Nana Joshi
- Joshi in 1959

Personal information
- Full name: Padmanabh Govind Joshi
- Born: 7 October 1926 Baroda, British India (now in Gujarat, India)
- Died: 8 January 1987 (aged 60) Pune, Maharashtra, India
- Nickname: Nana
- Batting: Right-handed
- Role: Batsman, Wicket-keeper

International information
- National side: India;
- Test debut (cap 53): 2 November 1951 v England
- Last Test: 2 December 1960 v Pakistan

Career statistics
| Competition | Tests | First-class |
| Matches | 12 | 78 |
| Runs scored | 207 | 1,710 |
| Batting average | 10.89 | 16.93 |
| 100s/50s | 0/1 | 1/8 |
| Top score | 52* | 100* |
| Balls bowled | 0 | 6 |
| Wickets | – | 0 |
| Bowling average | – | – |
| 5 wickets in innings | – | 0 |
| 10 wickets in match | – | 0 |
| Best bowling | -– | – |
| Catches/stumpings | 18/9 | 120/61 |
- Source: ESPNcricinfo, 12 December 2020

= Nana Joshi =

Indian cricketer

Padmanabh Govind "Nana" Joshi (7 October 1926 – 8 January 1987) was an Indian cricketer who kept wicket for India in 12 Test matches between 1951 and 1960.

==Personal life==
Joshi was born in Baroda, Gujarat, India in 1926. His father died when Joshi was eight. His mother brought him and his brother to Poona where she brought them up under great hardship. She maintained the family by sewing and providing food for students while Joshi used to clean the utensils and serve food. She supported Joshi until he completed his college education and got a job.

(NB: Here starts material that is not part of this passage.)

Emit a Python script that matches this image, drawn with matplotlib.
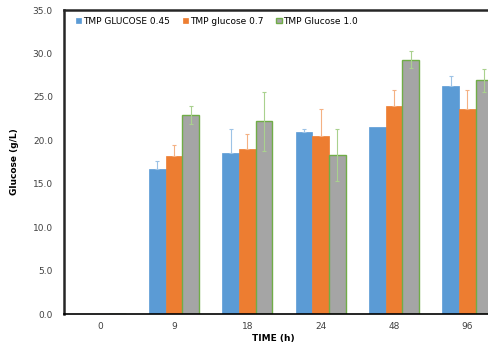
import matplotlib.pyplot as plt
import numpy as np

# Glucose by time for the three TMP conditions
times = ["0", "9", "18", "24", "48", "96"]
series_names = ["TMP GLUCOSE 0.45", "TMP glucose 0.7", "TMP Glucose 1.0"]
glucose_045 = [0, 16.7, 18.5, 20.9, 21.5, 26.3]
glucose_07 = [0, 18.2, 19.0, 20.5, 23.9, 23.6]
glucose_10 = [0, 22.9, 22.2, 18.3, 29.3, 26.9]
err_045 = [0, 0.9, 2.8, 0.35, 0.0, 1.1]
err_07 = [0, 1.3, 1.7, 3.1, 1.9, 2.2]
err_10 = [0, 1.0, 3.4, 3.0, 1.0, 1.3]

colors = ["#5B9BD5", "#ED7D31", "#A5A5A5"]
err_colors = ["#9DC3E6", "#F4B183", "#A9D18E"]

fig = plt.figure(figsize=(4.89, 3.46), dpi=100)
# axes runs past the right edge of the picture, as in the reference
ax = fig.add_axes([64 / 489, 32 / 346, 440 / 489, 304 / 346])

x = np.arange(len(times))
w = 0.227
values = [glucose_045, glucose_07, glucose_10]
errors = [err_045, err_07, err_10]
for i in range(3):
    pos = x + (i - 1) * w
    vals = np.array(values[i], dtype=float)
    errs = np.array(errors[i], dtype=float)
    if i == 2:
        ax.bar(pos, vals, w, color=colors[i], edgecolor="#70AD47",
               linewidth=1.0, label=series_names[i], zorder=2)
    else:
        ax.bar(pos, vals, w, color=colors[i], edgecolor=colors[i],
               linewidth=0.5, label=series_names[i], zorder=2)
    # skip empty points (no bar or no spread)
    keep = (vals > 0) & (errs > 0)
    if i == 2:
        yerr = errs[keep]
    else:
        yerr = [np.zeros(keep.sum()), errs[keep]]
    ax.errorbar(pos[keep], vals[keep], yerr=yerr, fmt="none", ecolor=err_colors[i],
                elinewidth=0.8, capsize=1.5, capthick=0.8, zorder=3)

ax.set_xlim(-0.5, len(times) - 0.5)
ax.set_ylim(0, 35)
ax.set_yticks(np.arange(0, 36, 5))
ax.set_yticklabels([f"{v:.1f}" for v in np.arange(0, 36, 5)], fontsize=6.5, color="#404040")
ax.set_xticks(x)
ax.set_xticklabels(times, fontsize=6.5, color="#404040")
ax.tick_params(axis="both", length=0, pad=8)
ax.tick_params(axis="x", pad=6)

for s in ["left", "top"]:
    ax.spines[s].set_linewidth(1.8)
    ax.spines[s].set_color("#262626")
ax.spines["bottom"].set_linewidth(1.2)
ax.spines["bottom"].set_color("black")
ax.spines["right"].set_visible(False)

ax.set_ylabel("Glucose (g/L)", fontsize=6.5, fontweight="bold", labelpad=10)
fig.text(273 / 489, 1 - 339 / 346, "TIME (h)", fontsize=6.5, fontweight="bold",
         ha="center", va="center")

ax.legend(loc="upper left", ncol=3, fontsize=6.5, frameon=False,
          handlelength=0.6, handleheight=0.6, handletextpad=0.2,
          columnspacing=1.4, bbox_to_anchor=(0.012, 1.0), borderaxespad=0.35)

fig.savefig("out.png", dpi=100)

Joshi had his schooling at Bhave School and then went to S.P. Bhau college and Wadia College in Pune where he took a BA degree. He worked for Standard Vacuum and Hindustan Petroleum in Pune before dying from liver cancer in 1987.

==Cricket career==
Joshi first gained attention as a cricketer in 1949-50 when he scored 100 not out for Central Province Governor's XI against the touring Commonwealth XI in addition to dismissing six batsmen. This earned him a place in two unofficial Tests against the same team. Joshi played cricket at a time when India had three or four wicket keepers of the same class. In a career that lasted for nearly ten years, he played only 12 Tests.

He made his Test debut against England in the first Test at Delhi in 1951–52. In the first innings, he caught two and brilliantly stumped two others, but his errors in the second innings helped England to save the match. Joshi was replaced by Madhav Mantri for the second Test, who in turn gave way to Probir Sen in the third. Joshi was picked for the fourth and then discarded in favour of Sen for the final Test. Here Sen stumped five batsmen and Joshi found himself out of the team to tour England in 1952.

Writing in 1985, N. S. Ramaswami remembered that Joshi "impressed as a dapper and neat performer. Between the overs he walked from wicket to wicket with a certain jauntiness. He seemed to wear the gloves as a lady might at a fashionable ball." Yet in his opinion, Joshi came lower down in the hierarchy of contemporary wicket keepers. Sen and Mantri occupied the top rung, Naren Tamhane came next, followed by Joshi.

Joshi played in three Tests in the tour of the West Indies in 1952–53 and three Tests in England in 1959. In a match in the Pune summer league in 1957–58, he had a hand in all ten dismissals in addition to scoring 68 out of 117 all out.

He was again selected for India against Pakistan for the Bombay Test of 1960–61. Here his career came to an abrupt end. In the fifth over of the first day, he dropped Hanif Mohammad off Ramakant Desai, 'a simple catch', when the batsman was 12. Hanif went on score 160. "If ever a catch marred or made a series", wrote Vijay Hazare, "it was this one." Later in the match he made his career best score of 52 not out and added 149 for ninth wicket with Ramakant Desai, five runs short of the world record at the time and still an Indian ninth-wicket record. But he never played another Test.

Joshi dismissed nine batsmen against Gujarat in 1959–60, equalling the then Indian record. He captained Maharashtra between 1960–61 and 1962–63. He also served on the Maharashtra cricket selection committee. His benefit match in Sangli in 1974 earned him 1,25,000 rupees.